* Task requirements *
From the first line of the data below, copy each line up to the one containing "Randomized Clinical Trial</text>", and include that line too.

- - - - - - -

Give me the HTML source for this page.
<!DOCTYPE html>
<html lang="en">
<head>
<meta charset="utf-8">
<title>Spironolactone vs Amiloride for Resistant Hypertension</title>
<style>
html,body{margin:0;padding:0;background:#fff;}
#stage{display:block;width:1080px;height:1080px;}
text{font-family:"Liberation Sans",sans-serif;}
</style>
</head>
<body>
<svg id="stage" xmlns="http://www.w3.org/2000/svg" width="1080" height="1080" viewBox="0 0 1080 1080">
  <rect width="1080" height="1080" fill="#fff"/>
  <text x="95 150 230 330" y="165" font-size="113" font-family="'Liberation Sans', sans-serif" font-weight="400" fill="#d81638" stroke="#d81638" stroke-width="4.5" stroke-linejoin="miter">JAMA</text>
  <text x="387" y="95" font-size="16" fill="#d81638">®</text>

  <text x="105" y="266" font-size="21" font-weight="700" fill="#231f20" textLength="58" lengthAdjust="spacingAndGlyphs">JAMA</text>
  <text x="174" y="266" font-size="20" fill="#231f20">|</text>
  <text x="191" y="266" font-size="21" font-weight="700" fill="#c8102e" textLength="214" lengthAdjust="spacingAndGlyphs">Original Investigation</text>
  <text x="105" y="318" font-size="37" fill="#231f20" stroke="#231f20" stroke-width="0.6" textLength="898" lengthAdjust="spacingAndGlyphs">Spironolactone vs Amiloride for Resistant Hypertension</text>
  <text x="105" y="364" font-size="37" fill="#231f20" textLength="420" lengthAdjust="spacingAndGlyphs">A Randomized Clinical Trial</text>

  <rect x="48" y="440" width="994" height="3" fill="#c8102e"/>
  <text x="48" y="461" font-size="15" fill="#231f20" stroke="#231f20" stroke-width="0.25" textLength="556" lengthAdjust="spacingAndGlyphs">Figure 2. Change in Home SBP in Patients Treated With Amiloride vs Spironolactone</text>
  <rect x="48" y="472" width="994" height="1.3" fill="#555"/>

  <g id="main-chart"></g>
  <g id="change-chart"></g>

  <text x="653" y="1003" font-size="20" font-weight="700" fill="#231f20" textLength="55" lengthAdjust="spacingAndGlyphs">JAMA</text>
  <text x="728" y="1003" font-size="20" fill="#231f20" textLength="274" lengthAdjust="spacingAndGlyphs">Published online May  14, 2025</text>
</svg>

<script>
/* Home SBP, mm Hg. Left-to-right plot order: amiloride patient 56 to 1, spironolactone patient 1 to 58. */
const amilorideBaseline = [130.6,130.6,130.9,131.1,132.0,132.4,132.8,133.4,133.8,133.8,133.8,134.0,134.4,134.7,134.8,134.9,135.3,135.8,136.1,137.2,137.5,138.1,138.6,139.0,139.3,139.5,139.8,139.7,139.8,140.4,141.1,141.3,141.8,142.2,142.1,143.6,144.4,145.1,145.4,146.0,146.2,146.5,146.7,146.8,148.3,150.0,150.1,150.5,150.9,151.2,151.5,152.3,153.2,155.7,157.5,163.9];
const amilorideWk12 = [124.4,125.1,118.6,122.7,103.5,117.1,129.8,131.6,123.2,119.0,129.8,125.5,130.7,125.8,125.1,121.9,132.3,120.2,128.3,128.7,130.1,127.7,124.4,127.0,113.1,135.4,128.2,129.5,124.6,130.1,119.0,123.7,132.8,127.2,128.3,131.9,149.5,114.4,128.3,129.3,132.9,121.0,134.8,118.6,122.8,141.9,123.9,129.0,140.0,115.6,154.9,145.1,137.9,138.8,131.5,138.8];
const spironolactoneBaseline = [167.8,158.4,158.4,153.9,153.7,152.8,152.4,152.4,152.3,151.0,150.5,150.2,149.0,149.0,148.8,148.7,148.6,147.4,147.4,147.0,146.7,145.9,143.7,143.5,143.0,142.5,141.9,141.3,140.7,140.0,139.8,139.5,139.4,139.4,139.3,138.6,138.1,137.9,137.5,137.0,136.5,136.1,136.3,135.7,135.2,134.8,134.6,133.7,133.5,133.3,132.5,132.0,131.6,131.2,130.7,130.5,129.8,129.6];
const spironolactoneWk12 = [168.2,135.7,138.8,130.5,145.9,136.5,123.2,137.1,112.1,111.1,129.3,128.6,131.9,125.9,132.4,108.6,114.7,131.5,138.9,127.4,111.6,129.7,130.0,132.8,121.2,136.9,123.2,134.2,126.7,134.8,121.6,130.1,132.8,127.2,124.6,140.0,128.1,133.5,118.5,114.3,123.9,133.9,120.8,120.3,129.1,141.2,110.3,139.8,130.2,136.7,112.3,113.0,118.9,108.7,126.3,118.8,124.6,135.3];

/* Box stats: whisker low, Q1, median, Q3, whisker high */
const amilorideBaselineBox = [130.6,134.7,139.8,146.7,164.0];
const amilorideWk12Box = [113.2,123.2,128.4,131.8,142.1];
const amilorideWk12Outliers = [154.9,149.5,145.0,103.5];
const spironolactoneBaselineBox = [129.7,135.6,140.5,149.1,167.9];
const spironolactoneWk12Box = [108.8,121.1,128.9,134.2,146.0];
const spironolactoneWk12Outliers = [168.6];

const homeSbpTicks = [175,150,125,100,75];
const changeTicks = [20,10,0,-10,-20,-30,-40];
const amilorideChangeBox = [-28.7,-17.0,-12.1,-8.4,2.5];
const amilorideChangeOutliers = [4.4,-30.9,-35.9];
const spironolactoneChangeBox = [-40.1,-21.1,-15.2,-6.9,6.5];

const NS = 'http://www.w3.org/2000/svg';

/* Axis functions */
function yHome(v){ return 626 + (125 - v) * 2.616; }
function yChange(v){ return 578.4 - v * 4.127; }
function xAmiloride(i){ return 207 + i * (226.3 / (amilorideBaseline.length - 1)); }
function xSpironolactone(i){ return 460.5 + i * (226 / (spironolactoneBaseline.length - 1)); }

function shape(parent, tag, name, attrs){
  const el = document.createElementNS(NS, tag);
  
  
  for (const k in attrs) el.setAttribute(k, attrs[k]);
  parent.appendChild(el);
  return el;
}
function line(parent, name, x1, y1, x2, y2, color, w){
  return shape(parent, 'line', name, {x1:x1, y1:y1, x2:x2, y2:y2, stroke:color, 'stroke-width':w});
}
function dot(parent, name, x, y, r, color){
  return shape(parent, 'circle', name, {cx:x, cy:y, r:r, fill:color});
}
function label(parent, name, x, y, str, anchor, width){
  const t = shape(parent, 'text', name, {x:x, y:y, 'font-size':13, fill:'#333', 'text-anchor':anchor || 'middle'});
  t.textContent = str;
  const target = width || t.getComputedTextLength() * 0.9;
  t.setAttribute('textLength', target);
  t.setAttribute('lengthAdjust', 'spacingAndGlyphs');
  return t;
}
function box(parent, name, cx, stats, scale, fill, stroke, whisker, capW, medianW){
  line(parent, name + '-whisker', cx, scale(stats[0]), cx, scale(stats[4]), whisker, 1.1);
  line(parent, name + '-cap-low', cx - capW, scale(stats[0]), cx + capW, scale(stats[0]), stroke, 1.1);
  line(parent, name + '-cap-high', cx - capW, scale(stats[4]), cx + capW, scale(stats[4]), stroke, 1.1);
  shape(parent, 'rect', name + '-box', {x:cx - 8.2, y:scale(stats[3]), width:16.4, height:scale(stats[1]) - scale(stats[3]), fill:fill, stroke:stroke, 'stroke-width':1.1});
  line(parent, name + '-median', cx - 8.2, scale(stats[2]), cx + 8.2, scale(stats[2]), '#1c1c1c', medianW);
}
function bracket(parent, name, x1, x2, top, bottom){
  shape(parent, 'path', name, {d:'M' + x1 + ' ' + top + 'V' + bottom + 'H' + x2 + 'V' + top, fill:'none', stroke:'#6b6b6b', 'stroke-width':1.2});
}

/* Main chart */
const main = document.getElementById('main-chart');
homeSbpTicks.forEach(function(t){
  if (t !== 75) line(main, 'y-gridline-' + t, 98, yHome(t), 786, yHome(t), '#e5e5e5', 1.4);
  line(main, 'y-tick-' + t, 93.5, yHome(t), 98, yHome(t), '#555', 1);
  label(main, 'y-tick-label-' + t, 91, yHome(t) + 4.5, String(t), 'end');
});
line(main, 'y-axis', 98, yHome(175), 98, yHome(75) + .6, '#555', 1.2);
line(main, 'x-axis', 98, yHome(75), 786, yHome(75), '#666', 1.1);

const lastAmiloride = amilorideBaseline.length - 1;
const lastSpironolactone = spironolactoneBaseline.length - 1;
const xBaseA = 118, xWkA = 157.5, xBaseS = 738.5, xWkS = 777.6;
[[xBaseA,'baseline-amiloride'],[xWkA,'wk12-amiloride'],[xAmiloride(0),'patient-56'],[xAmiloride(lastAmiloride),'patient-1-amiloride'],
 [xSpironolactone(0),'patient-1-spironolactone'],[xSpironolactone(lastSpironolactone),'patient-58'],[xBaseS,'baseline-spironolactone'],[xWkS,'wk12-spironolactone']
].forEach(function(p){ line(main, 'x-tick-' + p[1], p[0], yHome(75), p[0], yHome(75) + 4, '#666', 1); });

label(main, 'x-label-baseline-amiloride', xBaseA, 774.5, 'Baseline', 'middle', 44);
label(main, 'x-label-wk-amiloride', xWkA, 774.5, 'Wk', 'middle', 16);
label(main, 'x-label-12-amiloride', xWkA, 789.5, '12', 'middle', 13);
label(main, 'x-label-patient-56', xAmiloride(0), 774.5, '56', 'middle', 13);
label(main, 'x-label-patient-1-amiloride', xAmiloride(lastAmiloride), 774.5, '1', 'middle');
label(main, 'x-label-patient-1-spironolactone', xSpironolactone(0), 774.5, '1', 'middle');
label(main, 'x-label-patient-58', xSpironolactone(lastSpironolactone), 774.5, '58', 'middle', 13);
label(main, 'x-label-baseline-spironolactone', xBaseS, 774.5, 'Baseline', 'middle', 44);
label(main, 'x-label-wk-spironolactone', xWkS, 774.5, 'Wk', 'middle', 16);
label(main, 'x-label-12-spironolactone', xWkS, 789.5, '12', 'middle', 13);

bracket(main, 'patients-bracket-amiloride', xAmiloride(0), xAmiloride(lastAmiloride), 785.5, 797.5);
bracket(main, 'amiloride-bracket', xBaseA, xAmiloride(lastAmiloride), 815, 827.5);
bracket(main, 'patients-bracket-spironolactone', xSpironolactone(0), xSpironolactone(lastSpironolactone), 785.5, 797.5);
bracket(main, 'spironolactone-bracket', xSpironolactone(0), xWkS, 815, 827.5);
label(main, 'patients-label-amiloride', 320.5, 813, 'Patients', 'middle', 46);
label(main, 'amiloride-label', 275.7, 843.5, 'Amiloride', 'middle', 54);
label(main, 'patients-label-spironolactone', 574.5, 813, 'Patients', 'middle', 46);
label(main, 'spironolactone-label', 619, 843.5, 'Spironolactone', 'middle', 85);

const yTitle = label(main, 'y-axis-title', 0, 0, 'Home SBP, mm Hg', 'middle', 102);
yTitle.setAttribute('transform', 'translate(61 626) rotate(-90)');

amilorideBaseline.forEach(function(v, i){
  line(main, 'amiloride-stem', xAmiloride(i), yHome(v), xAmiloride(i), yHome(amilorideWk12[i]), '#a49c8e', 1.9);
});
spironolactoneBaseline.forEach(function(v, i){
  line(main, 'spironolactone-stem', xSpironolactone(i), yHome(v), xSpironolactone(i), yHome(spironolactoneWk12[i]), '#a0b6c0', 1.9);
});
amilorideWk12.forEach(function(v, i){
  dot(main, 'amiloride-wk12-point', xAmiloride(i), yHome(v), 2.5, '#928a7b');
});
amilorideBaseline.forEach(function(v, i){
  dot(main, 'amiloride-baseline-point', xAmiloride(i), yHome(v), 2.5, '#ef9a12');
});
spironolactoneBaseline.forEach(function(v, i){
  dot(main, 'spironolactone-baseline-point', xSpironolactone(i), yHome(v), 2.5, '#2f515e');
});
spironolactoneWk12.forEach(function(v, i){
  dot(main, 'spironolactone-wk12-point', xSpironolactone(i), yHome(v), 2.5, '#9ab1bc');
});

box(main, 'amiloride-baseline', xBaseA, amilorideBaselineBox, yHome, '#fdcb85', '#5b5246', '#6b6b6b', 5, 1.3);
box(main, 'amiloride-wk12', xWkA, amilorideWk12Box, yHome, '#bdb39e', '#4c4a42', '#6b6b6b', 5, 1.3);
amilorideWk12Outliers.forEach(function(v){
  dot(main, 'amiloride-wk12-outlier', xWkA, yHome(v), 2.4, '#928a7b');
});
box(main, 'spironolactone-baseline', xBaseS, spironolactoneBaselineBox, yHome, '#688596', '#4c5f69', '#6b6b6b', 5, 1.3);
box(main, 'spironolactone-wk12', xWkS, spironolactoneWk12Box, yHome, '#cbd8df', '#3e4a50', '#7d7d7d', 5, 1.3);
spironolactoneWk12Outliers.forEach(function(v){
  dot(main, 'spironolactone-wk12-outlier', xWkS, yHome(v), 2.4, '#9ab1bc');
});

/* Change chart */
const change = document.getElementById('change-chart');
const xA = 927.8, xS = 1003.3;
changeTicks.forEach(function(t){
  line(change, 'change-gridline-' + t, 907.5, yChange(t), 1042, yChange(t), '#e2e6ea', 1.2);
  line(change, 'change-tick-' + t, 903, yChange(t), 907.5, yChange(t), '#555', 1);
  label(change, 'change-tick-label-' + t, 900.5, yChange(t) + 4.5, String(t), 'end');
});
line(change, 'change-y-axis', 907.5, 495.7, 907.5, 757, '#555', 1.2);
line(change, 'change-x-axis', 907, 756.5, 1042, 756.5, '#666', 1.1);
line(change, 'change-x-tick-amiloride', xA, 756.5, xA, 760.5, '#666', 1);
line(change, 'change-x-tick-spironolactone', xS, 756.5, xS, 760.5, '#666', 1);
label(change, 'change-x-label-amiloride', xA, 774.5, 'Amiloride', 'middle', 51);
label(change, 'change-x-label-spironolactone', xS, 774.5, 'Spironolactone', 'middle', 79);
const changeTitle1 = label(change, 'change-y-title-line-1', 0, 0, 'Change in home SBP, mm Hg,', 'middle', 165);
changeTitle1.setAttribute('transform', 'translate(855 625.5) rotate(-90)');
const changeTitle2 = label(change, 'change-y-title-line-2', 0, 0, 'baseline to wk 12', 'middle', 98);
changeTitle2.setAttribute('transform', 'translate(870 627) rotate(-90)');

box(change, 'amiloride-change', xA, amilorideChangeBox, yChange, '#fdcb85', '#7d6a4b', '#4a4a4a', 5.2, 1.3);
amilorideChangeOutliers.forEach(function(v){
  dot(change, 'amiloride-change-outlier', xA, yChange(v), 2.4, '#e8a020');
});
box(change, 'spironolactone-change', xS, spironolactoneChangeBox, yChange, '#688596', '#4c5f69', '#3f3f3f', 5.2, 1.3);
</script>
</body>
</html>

- - - - - - -

* Answer to the task *
Give me the HTML source for this page.
<!DOCTYPE html>
<html lang="en">
<head>
<meta charset="utf-8">
<title>Spironolactone vs Amiloride for Resistant Hypertension</title>
<style>
html,body{margin:0;padding:0;background:#fff;}
#stage{display:block;width:1080px;height:1080px;}
text{font-family:"Liberation Sans",sans-serif;}
</style>
</head>
<body>
<svg id="stage" xmlns="http://www.w3.org/2000/svg" width="1080" height="1080" viewBox="0 0 1080 1080">
  <rect width="1080" height="1080" fill="#fff"/>
  <text x="95 150 230 330" y="165" font-size="113" font-family="'Liberation Sans', sans-serif" font-weight="400" fill="#d81638" stroke="#d81638" stroke-width="4.5" stroke-linejoin="miter">JAMA</text>
  <text x="387" y="95" font-size="16" fill="#d81638">®</text>

  <text x="105" y="266" font-size="21" font-weight="700" fill="#231f20" textLength="58" lengthAdjust="spacingAndGlyphs">JAMA</text>
  <text x="174" y="266" font-size="20" fill="#231f20">|</text>
  <text x="191" y="266" font-size="21" font-weight="700" fill="#c8102e" textLength="214" lengthAdjust="spacingAndGlyphs">Original Investigation</text>
  <text x="105" y="318" font-size="37" fill="#231f20" stroke="#231f20" stroke-width="0.6" textLength="898" lengthAdjust="spacingAndGlyphs">Spironolactone vs Amiloride for Resistant Hypertension</text>
  <text x="105" y="364" font-size="37" fill="#231f20" textLength="420" lengthAdjust="spacingAndGlyphs">A Randomized Clinical Trial</text>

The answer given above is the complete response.